68th Mayor of Saint John, New Brunswick
- In office 1971–1974
- Preceded by: James E. Calvin
- Succeeded by: Edis A. Flewwelling

71st Mayor of Saint John, New Brunswick
- In office 1980–1983
- Preceded by: Samuel Davis
- Succeeded by: Elsie Wayne

Personal details
- Born: Arthur Robert William Lockhart 1931 Pictou, Nova Scotia
- Died: June 18, 2023 (aged 91–92) Fredericton, New Brunswick

= Bob Lockhart =

Canadian politician

Arthur Robert William Lockhart (1931 – June 18, 2023) was a Canadian municipal politician who served as mayor of Saint John, New Brunswick from 1971 to 1974 and again from 1980 to 1983.

Lockhart was born in 1931, in Pictou, Nova Scotia.

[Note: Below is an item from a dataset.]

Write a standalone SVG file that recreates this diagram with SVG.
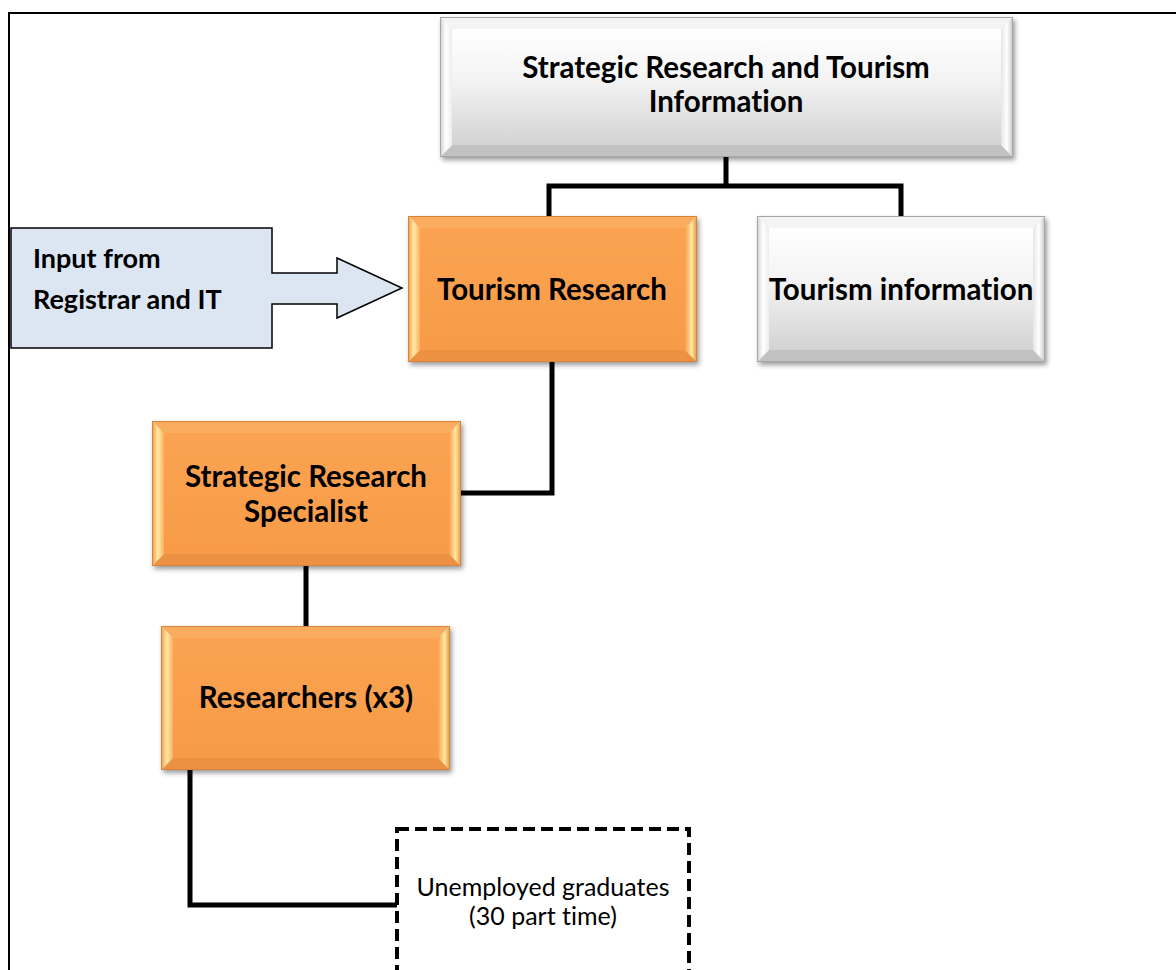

Prior to his election to the mayoralty, Lockhart worked in media as a reporter, manager, and proprietor of radio stations in the Saint John area, including CFBC and CFBC-FM. He also served as a director of Broadcast News, and as a regional director of the Canadian Association of Broadcasters.

Lockhart received the Lions Club International Medal of Merit in 1969, as well as the Canadian Peacekeeping Service Medal for serving in Cyprus. In 2007, Lockhart was inducted into the Canadian Broadcast Hall of Fame.

Lockhart died on June 18, 2023, in Fredericton.